The Newhouse Center for the Humanities Brings National Book Award Finalist Min Jin Lee to Wellesley

Author Min Jin Lee speaks to a classroom filled with students.
October 2, 2018

Why is cultural representation important? That’s one question students explored while discussing Min Jin Lee’s 2017 novel Pachinko with the author on September 27 at an event sponsored by the Newhouse Center for the Humanities for members of the Wellesley community.

Pachinko portrays a Korean family whose members end up displaced in Japan after a tumultuous colonization period, a story that resonates in particular with readers who have themselves faced discrimination. “That tension the reader feels for the character is supposed to make you invested in their future. I wanted to convert you, to make you Korean,” Lee explained to a packed room.

The novel, a National Book Award finalist, is now a part of the curriculum of the English, comparative literature, and East Asian languages and cultures (EALC) departments thanks to Korean Student Association member Sandra Chung ’20. She read Pachinko during spring break, then encouraged Yu Jin Ko, professor of English, to read the book and to let his students know about it as well.

But Chung wanted more. “I knew I had to bring Min Jin Lee to Wellesley,” she said.

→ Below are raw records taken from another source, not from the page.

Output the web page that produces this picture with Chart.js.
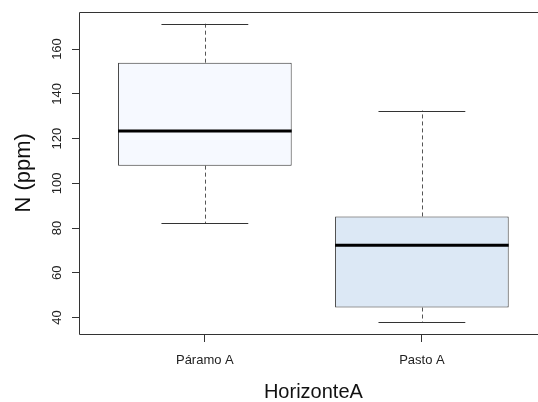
<!DOCTYPE html>
<html>
<head>
<meta charset="utf-8">
<script src="https://cdn.jsdelivr.net/npm/chart.js@4/dist/chart.umd.min.js"></script>
<style>
  html,body{margin:0;padding:0;background:#fff;overflow:hidden;}
  #wrap{width:538px;height:402px;}
</style>
</head>
<body>
<div id="wrap"><canvas id="grafico" width="538" height="402"></canvas></div>
<script>
const categorias=['Páramo A','Pasto A'];
const minimos=[82.2,38.0];
const q1=[107.9,44.5];
const medianas=[123.4,72.3];
const q3=[153.9,85.2];
const maximos=[171.3,132.5];
const ticksY=[40,60,80,100,120,140,160];
const cores=['#F6F9FF','#DCE8F5'];
const tituloX='HorizonteA', tituloY='N (ppm)';

// limites como no R (4% de folga); o lado direito do original está cortado em 2.535
const lo=Math.min(...minimos), hi=Math.max(...maximos), folga=(hi-lo)*0.04;
const xMin=0.42, xMax=2.535;
const fonte='"Liberation Sans", Arial, sans-serif';
const corLinha='#333';

// desenha bigodes, mediana, moldura e título do eixo x
const boxPlugin={
  id:'boxPlugin',
  afterDatasetsDraw(chart){
    const {ctx, chartArea:a, scales:{x,y}}=chart;
    ctx.save();
    categorias.forEach((c,i)=>{
      const cx=Math.round(x.getPixelForValue(i+1))+0.5;
      const capL=x.getPixelForValue(i+1-0.2), capR=x.getPixelForValue(i+1+0.2);
      const bL=x.getPixelForValue(i+1-0.4), bR=x.getPixelForValue(i+1+0.4);
      // bigodes tracejados
      ctx.strokeStyle='#555'; ctx.lineWidth=1; ctx.setLineDash([4,3]);
      ctx.beginPath();
      ctx.moveTo(cx,y.getPixelForValue(q3[i])); ctx.lineTo(cx,y.getPixelForValue(maximos[i]));
      ctx.moveTo(cx,y.getPixelForValue(q1[i])); ctx.lineTo(cx,y.getPixelForValue(minimos[i]));
      ctx.stroke();
      // extremos
      ctx.setLineDash([]); ctx.strokeStyle=corLinha;
      ctx.beginPath();
      const yMax=Math.round(y.getPixelForValue(maximos[i]))+0.5, yMin=Math.round(y.getPixelForValue(minimos[i]))+0.5;
      ctx.moveTo(capL,yMax); ctx.lineTo(capR,yMax);
      ctx.moveTo(capL,yMin); ctx.lineTo(capR,yMin);
      ctx.stroke();
      // mediana
      ctx.strokeStyle='#000'; ctx.lineWidth=3;
      ctx.beginPath();
      const ym=y.getPixelForValue(medianas[i]);
      ctx.moveTo(bL,ym); ctx.lineTo(bR,ym);
      ctx.stroke();
    });
    // moldura sem o lado direito (cortado no original)
    const l=Math.round(a.left)+0.5, t=Math.round(a.top)+0.5, b=Math.round(a.bottom)+0.5;
    ctx.strokeStyle=corLinha; ctx.lineWidth=1;
    ctx.beginPath();
    ctx.moveTo(a.right,t); ctx.lineTo(l,t); ctx.lineTo(l,b); ctx.lineTo(a.right,b);
    ctx.stroke();
    // título x centrado no meio das categorias, como no R
    ctx.fillStyle='#111'; ctx.font='20px '+fonte; ctx.textAlign='center'; ctx.textBaseline='middle';
    ctx.fillText(tituloX, x.getPixelForValue((1+categorias.length)/2), 392);
    ctx.restore();
  }
};

new Chart(document.getElementById('grafico'),{
  type:'bar',
  data:{
    datasets:[{
      data:categorias.map((c,i)=>({x:i+1,y:[q1[i],q3[i]]})),
      backgroundColor:cores,
      borderColor:corLinha,
      borderWidth:1,
      borderSkipped:false,
      categoryPercentage:1,
      barPercentage:0.8
    }]
  },
  options:{
    responsive:false,
    animation:false,
    layout:{padding:{top:11,right:0,left:0,bottom:0}},
    plugins:{legend:{display:false},tooltip:{enabled:false}},
    scales:{
      x:{
        type:'linear',
        offset:false,
        min:xMin, max:xMax,
        afterBuildTicks:s=>{ s.ticks=categorias.map((c,i)=>({value:i+1})); },
        afterFit:s=>{ s.height=68; },
        grid:{display:true,offset:false,drawOnChartArea:false,drawTicks:true,tickLength:8,color:corLinha},
        border:{display:false},
        ticks:{padding:11,color:'#222',font:{family:fonte,size:13},callback:v=>categorias[v-1]||''}
      },
      y:{
        min:lo-folga, max:hi+folga,
        afterBuildTicks:s=>{ s.ticks=ticksY.map(v=>({value:v})); },
        afterFit:s=>{ s.width=79; },
        grid:{display:true,drawOnChartArea:false,drawTicks:true,tickLength:7,color:corLinha},
        border:{display:false},
        ticks:{padding:4,minRotation:90,maxRotation:90,crossAlign:'center',color:'#222',font:{family:fonte,size:13}},
        title:{display:true,text:tituloY,color:'#111',font:{family:fonte,size:22,lineHeight:1},padding:{top:13,bottom:0}}
      }
    }
  },
  plugins:[boxPlugin]
});
</script>
</body>
</html>
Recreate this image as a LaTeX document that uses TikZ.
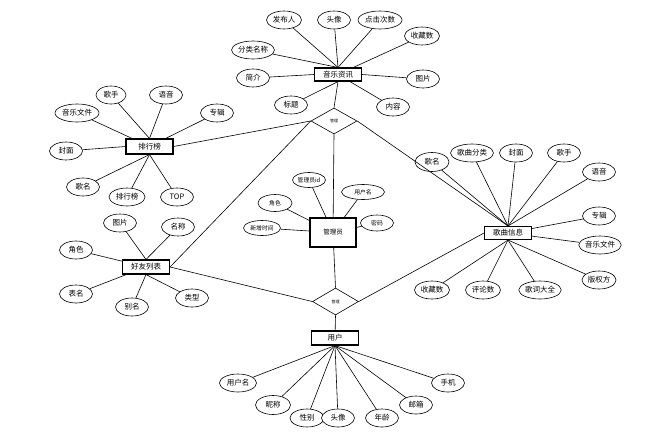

“Sandra first suggested that we invite Min to celebrate the beginning of our academic year,” said Eve Zimmerman, associate professor of Japanese and the new director of the Newhouse Center. During the summer Chung, Ko, Sun-Hee Lee, professor of Korean and head of EALC, and Zimmerman worked to bring Lee to Wellesley to kick off the Newhouse Center’s fall events lineup.

At the event, after Lee read an excerpt of Pachinko, she answered questions about the book from the audience. For many, the characters’ resolution to remain optimistic despite the institutional racism leveled against them left them perplexed. Lee answered, “I wanted to show people how to love in the face of hate.”

Zimmerman, who this fall also began teaching Pachinko in her EALC course, The Girl in Modern East Asian Culture, remarked, "I haven't ever seen students this excited by historical fiction before."